Listen, I love slurping ramen at midnight and popping dusty Doritos after dinner as much as the next person. But I could never quite shake my mom's admonitions about late-night eating from my conscience. Back when I still lived under her roof and didn't have full access to the pantry, she'd give me one of her finger-wagging lectures warning against "ramen face"—a term that Koreans have long used to refer to a bloated visage—come morning. Nowadays, when I do defiantly cave in to my late-night munchies, I find that eating any meal—especially one buffed with sodium—indeed makes me look...puffier.

So I decided to turn to the trusty experts for backup. If you thought the only side effect of your midnight munchies was the extra calories it added to your daily intake, I have some bad news for you. According to Jason Emer, MD, a board-certified dermatologist in New York City, indulging in midnight snacking or untimely eating doesn't just contribute to face bloating, it could also make you more prone to skin aging, skin damage, and even skin cancer (sigh).

"Heavy meals before bedtime can weaken the enzyme that protects skin from UV sun damage." explains Stuart Kaplan, MD, a board-certified dermatologist and luxury skincare brand KAPLAN MD. This was supported by a study conducted by the University of Texas Southwestern Medical Center; scientists found that abnormal eating habits disrupted the biological clock of mice's skin, leading to a weakening of the potency of a skin enzyme that blocks the sun's harmful ultraviolet radiation.

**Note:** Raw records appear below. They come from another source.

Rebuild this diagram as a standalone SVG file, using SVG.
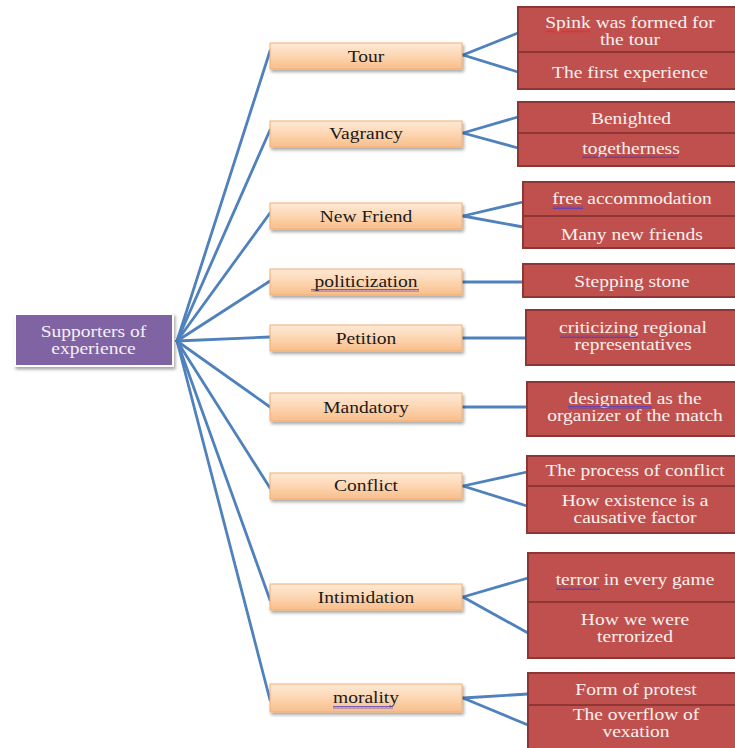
<svg xmlns="http://www.w3.org/2000/svg" width="735" height="748" viewBox="0 0 735 748">
<defs>
<linearGradient id="og" x1="0" y1="0" x2="0" y2="1">
<stop offset="0" stop-color="#FEE9D6"/>
<stop offset="0.5" stop-color="#FCD6B2"/>
<stop offset="1" stop-color="#F9BE8A"/>
</linearGradient>
<filter id="sh" x="-10%" y="-20%" width="125%" height="160%">
<feDropShadow dx="1.5" dy="2.5" stdDeviation="1.5" flood-color="#000" flood-opacity="0.35"/>
</filter>
<pattern id="wr" width="4" height="3" patternUnits="userSpaceOnUse">
<polyline points="0,2.5 1,0.5 2,2.5 3,0.5 4,2.5" fill="none" stroke="#E03030" stroke-width="0.8"/>
</pattern>
<pattern id="wb" width="4" height="3" patternUnits="userSpaceOnUse">
<polyline points="0,2.5 1,0.5 2,2.5 3,0.5 4,2.5" fill="none" stroke="#5040C0" stroke-width="0.8"/>
</pattern>
</defs>
<style>
.con line{stroke:#4F81BD;stroke-width:2.8;stroke-linecap:round}
.ob{fill:url(#og);stroke:#F2AE72;stroke-width:1;filter:url(#sh)}
.rb{fill:#C0504D;stroke:#8E3634;stroke-width:2}
.root{fill:#8064A2;stroke:#FFFFFF;stroke-width:2;filter:url(#sh)}
text{font-family:"Liberation Serif","DejaVu Serif",serif;font-size:16px;text-anchor:middle}
.ot{fill:#1A1A1A}
.rt{fill:#F8F0EE}
.wt{fill:#F4F0F8}
</style>
<rect width="735" height="748" fill="#FFFFFF"/>

<g id="connectors" class="con">
<line x1="177" y1="341" x2="270" y2="51"/>
<line x1="177" y1="341" x2="270" y2="130"/>
<line x1="177" y1="341" x2="270" y2="213"/>
<line x1="177" y1="341" x2="270" y2="281"/>
<line x1="177" y1="341" x2="270" y2="337"/>
<line x1="177" y1="341" x2="270" y2="407"/>
<line x1="177" y1="341" x2="270" y2="488"/>
<line x1="177" y1="341" x2="270" y2="600"/>
<line x1="177" y1="341" x2="270" y2="700"/>
<line x1="463" y1="55" x2="518" y2="33"/>
<line x1="463" y1="55" x2="518" y2="72"/>
<line x1="463" y1="133" x2="518" y2="117"/>
<line x1="463" y1="133" x2="518" y2="148"/>
<line x1="463" y1="216" x2="523" y2="202"/>
<line x1="463" y1="216" x2="523" y2="227"/>
<line x1="463" y1="282" x2="523" y2="282"/>
<line x1="463" y1="338" x2="526" y2="338"/>
<line x1="463" y1="407" x2="527" y2="407"/>
<line x1="463" y1="486" x2="527" y2="472"/>
<line x1="463" y1="486" x2="527" y2="506"/>
<line x1="463" y1="597" x2="528" y2="578"/>
<line x1="463" y1="597" x2="528" y2="633"/>
<line x1="463" y1="698" x2="528" y2="694"/>
<line x1="463" y1="698" x2="528" y2="725"/>
</g>

<g id="root" font-family="'Liberation Serif','DejaVu Serif',serif">
<rect class="root" x="15" y="314" width="158" height="52"/>
<text class="wt" transform="translate(93.5,337) scale(1.22,1)">Supporters of</text>
<text class="wt" transform="translate(93.5,354) scale(1.22,1)">experience</text>
</g>

<g id="tour">
<rect class="ob" x="270" y="43" width="192" height="26"/>
<text class="ot" transform="translate(366,62) scale(1.22,1)">Tour</text>
</g>
<g id="vagrancy">
<rect class="ob" x="270" y="121" width="192" height="26"/>
<text class="ot" transform="translate(366,139) scale(1.22,1)">Vagrancy</text>
</g>
<g id="newfriend">
<rect class="ob" x="270" y="203" width="192" height="26"/>
<text class="ot" transform="translate(366,222) scale(1.22,1)">New Friend</text>
</g>
<g id="politicization">
<rect class="ob" x="270" y="269" width="192" height="26"/>
<text class="ot" transform="translate(366,287) scale(1.22,1)">politicization</text>
<rect x="311" y="289" width="108" height="3" fill="url(#wb)"/>
</g>
<g id="petition">
<rect class="ob" x="270" y="325" width="192" height="26"/>
<text class="ot" transform="translate(366,344) scale(1.22,1)">Petition</text>
</g>
<g id="mandatory">
<rect class="ob" x="270" y="393" width="192" height="28"/>
<text class="ot" transform="translate(366,413) scale(1.22,1)">Mandatory</text>
</g>
<g id="conflict">
<rect class="ob" x="270" y="473" width="192" height="26"/>
<text class="ot" transform="translate(366,491) scale(1.22,1)">Conflict</text>
</g>
<g id="intimidation">
<rect class="ob" x="270" y="584" width="192" height="26"/>
<text class="ot" transform="translate(366,603) scale(1.22,1)">Intimidation</text>
</g>
<g id="morality">
<rect class="ob" x="270" y="684" width="192" height="28"/>
<text class="ot" transform="translate(366,703) scale(1.22,1)">morality</text>
<rect x="333" y="706" width="60" height="3" fill="url(#wb)"/>
</g>

<g id="tour-items">
<rect class="rb" x="518" y="7" width="224" height="45"/>
<rect class="rb" x="518" y="52" width="224" height="37"/>
<text class="rt" transform="translate(630,28) scale(1.22,1)">Spink was formed for</text>
<text class="rt" transform="translate(630,45) scale(1.22,1)">the tour</text>
<rect x="546" y="30" width="44" height="3" fill="url(#wr)"/>
<text class="rt" transform="translate(630,78) scale(1.22,1)">The first experience</text>
</g>
<g id="vagrancy-items">
<rect class="rb" x="518" y="102" width="224" height="31"/>
<rect class="rb" x="518" y="133" width="224" height="33"/>
<text class="rt" transform="translate(631,124) scale(1.22,1)">Benighted</text>
<text class="rt" transform="translate(631,154) scale(1.22,1)">togetherness</text>
<rect x="582" y="155" width="96" height="3" fill="url(#wb)"/>
</g>
<g id="newfriend-items">
<rect class="rb" x="523" y="182" width="219" height="34"/>
<rect class="rb" x="523" y="216" width="219" height="32"/>
<text class="rt" transform="translate(632,204) scale(1.22,1)">free accommodation</text>
<rect x="553" y="206" width="30" height="3" fill="url(#wb)"/>
<text class="rt" transform="translate(632,240) scale(1.22,1)">Many new friends</text>
</g>
<g id="politicization-items">
<rect class="rb" x="523" y="264" width="219" height="33"/>
<text class="rt" transform="translate(632,287) scale(1.22,1)">Stepping stone</text>
</g>
<g id="petition-items">
<rect class="rb" x="526" y="310" width="216" height="55"/>
<text class="rt" transform="translate(633,333) scale(1.22,1)">criticizing regional</text>
<rect x="560" y="335" width="78" height="3" fill="url(#wb)"/>
<text class="rt" transform="translate(633,350) scale(1.22,1)">representatives</text>
</g>
<g id="mandatory-items">
<rect class="rb" x="527" y="382" width="215" height="54"/>
<text class="rt" transform="translate(635,404) scale(1.22,1)">designated as the</text>
<rect x="568" y="406" width="84" height="3" fill="url(#wb)"/>
<text class="rt" transform="translate(635,421) scale(1.22,1)">organizer of the match</text>
</g>
<g id="conflict-items">
<rect class="rb" x="527" y="456" width="215" height="30"/>
<rect class="rb" x="527" y="486" width="215" height="47"/>
<text class="rt" transform="translate(635,476) scale(1.22,1)">The process of conflict</text>
<text class="rt" transform="translate(635,506) scale(1.22,1)">How existence is a</text>
<text class="rt" transform="translate(635,523) scale(1.22,1)">causative factor</text>
</g>
<g id="intimidation-items">
<rect class="rb" x="528" y="553" width="214" height="49"/>
<rect class="rb" x="528" y="602" width="214" height="56"/>
<text class="rt" transform="translate(635,585) scale(1.22,1)">terror in every game</text>
<rect x="556" y="587" width="44" height="3" fill="url(#wb)"/>
<text class="rt" transform="translate(635,625) scale(1.22,1)">How we were</text>
<text class="rt" transform="translate(635,642) scale(1.22,1)">terrorized</text>
</g>
<g id="morality-items">
<rect class="rb" x="528" y="673" width="214" height="32"/>
<rect class="rb" x="528" y="705" width="214" height="48"/>
<text class="rt" transform="translate(636,695) scale(1.22,1)">Form of protest</text>
<text class="rt" transform="translate(636,720) scale(1.22,1)">The overflow of</text>
<text class="rt" transform="translate(636,737) scale(1.22,1)">vexation</text>
</g>
</svg>
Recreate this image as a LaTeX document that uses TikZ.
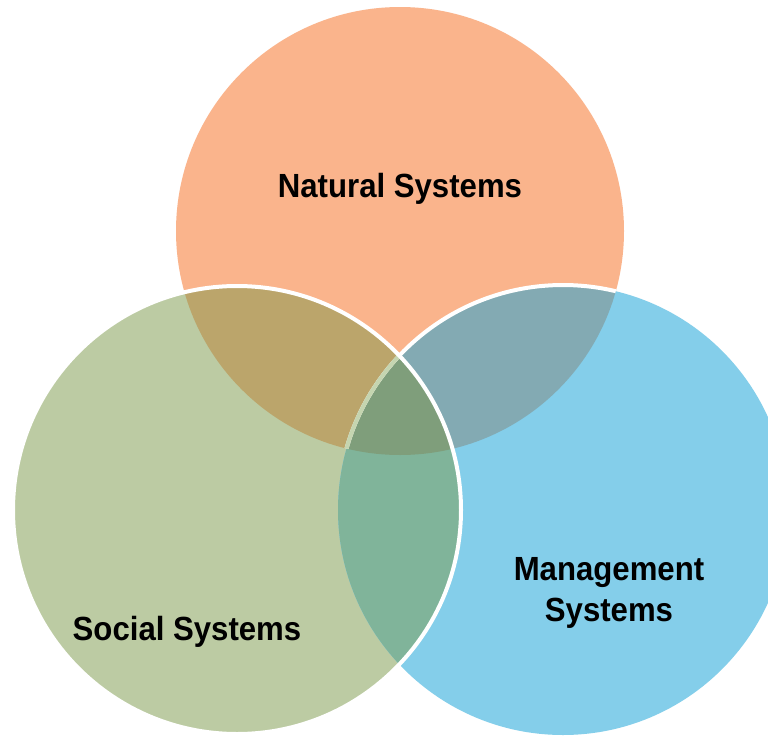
\documentclass[tikz,border=0pt]{standalone}
\usepackage{fontspec}
\setmainfont{Liberation Sans}
\newfontfamily\labfont{Liberation Sans}[FakeStretch=0.93]
\definecolor{cOr}{HTML}{FAB48C}
\definecolor{cGr}{HTML}{BCCBA3}
\definecolor{cBl}{HTML}{84CEEA}
\definecolor{cOG}{HTML}{BBA56B}
\definecolor{cOB}{HTML}{83AAB3}
\definecolor{cGB}{HTML}{80B49A}
\definecolor{cAll}{HTML}{7F9E7B}
\definecolor{cPale}{HTML}{C5D5B0}
\tikzset{
  label/.style={font=\labfont\fontsize{33.5}{40}\selectfont\bfseries, text=black, inner sep=0pt, anchor=base},
  rim/.style={draw=white, line width=4pt}
}
\begin{document}
\begin{tikzpicture}[x=1pt,y=-1pt]
\useasboundingbox (0,0) rectangle (768,736);
\clip (0,0) rectangle (768,736);
\fill[white] (0,0) rectangle (768,736);
\coordinate (cO) at (400,231);
\coordinate (cG) at (237,510);
\coordinate (cB) at (563,510);
\def\rO{224}\def\rG{224}\def\rB{225}
% base fills
\fill[cOr] (cO) circle[radius=\rO];
\fill[cGr] (cG) circle[radius=\rG];
\fill[cBl] (cB) circle[radius=\rB];
% pairwise overlaps
\begin{scope}\clip (cO) circle[radius=\rO]; \fill[cOG] (cG) circle[radius=\rG];\end{scope}
\begin{scope}\clip (cO) circle[radius=\rO]; \fill[cOB] (cB) circle[radius=\rB];\end{scope}
\begin{scope}\clip (cG) circle[radius=\rG]; \fill[cGB] (cB) circle[radius=\rB];\end{scope}
\begin{scope}\clip (cO) circle[radius=\rO]; \clip (cG) circle[radius=\rG]; \fill[cAll] (cB) circle[radius=\rB];\end{scope}
% outlines
\begin{scope}\clip (cO) circle[radius=\rO]; \draw[rim] (cB) circle[radius=\rB];\end{scope}
\begin{scope}\clip (cO) circle[radius=\rO]; \clip (cG) circle[radius=\rG]; \draw[rim,draw=cPale] (cB) circle[radius=\rB];\end{scope}
\draw[rim] (cG) circle[radius=\rG];
% labels
\node[label] (nat) at (400,197) {Natural Systems};
\node[label] (soc) at (187,640) {Social Systems};
\node[label] (man1) at (609,580) {Management};
\node[label] (man2) at (609,621) {Systems};
\end{tikzpicture}
\end{document}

Although it's important to keep in mind that these tests were done on mice and not humans, it still does bring to light a very compelling argument against late-night eating. "In addition to the UV factor, it's proven that eating before bed (especially anything sugary) can spike blood sugar levels and create inflammation, worsening conditions such as acne and eczema," says Dr. Emer.

So when is the latest you can eat? "It depends on what you are eating," says Dr. Kaplan. "The heavier the meal, the longer you should wait before going to bed. At a minimum, I recommend at least two hours, which is how long your body needs to digest most of the food. You should never go to bed bloated and full."

Although dermatologists say it's best to refrain from snacking late in general, Dr. Emer warns that certain foods can worsen skin side effects, including redness and acne. The worst culprits: dairy products, chocolate (sorry guys), fried foods, and anything with a high glycemic index, which has been shown to increase oil production during the night and contribute to breakouts. Eating salty foods can also cause our bodies to retain water, as it tries to make up for the added salt and even out the tonicity in our system, says Renée Rouleau, a celebrity esthetician in New York City. (This is what causes the dreaded "ramen face effect.")

If you absolutely must snack, dermatologists say to stick to organic and unprocessed foods, like antioxidant-rich fruits (Dr. Emer specifically recommends yellow and orange ones because the color from their antioxidant beta-carotene converts to vitamin A in the body), leafy vegetables, and whole-wheat bread.

So is it worth sacrificing your skin for a quick meal? As a late-night muncher myself, maybe. All this to say, regardless of when or what you eat, be sure to follow up with some good skincare—plus facial rolling and oil control if needed—the next morning, starting with a hefty dose of sunscreen.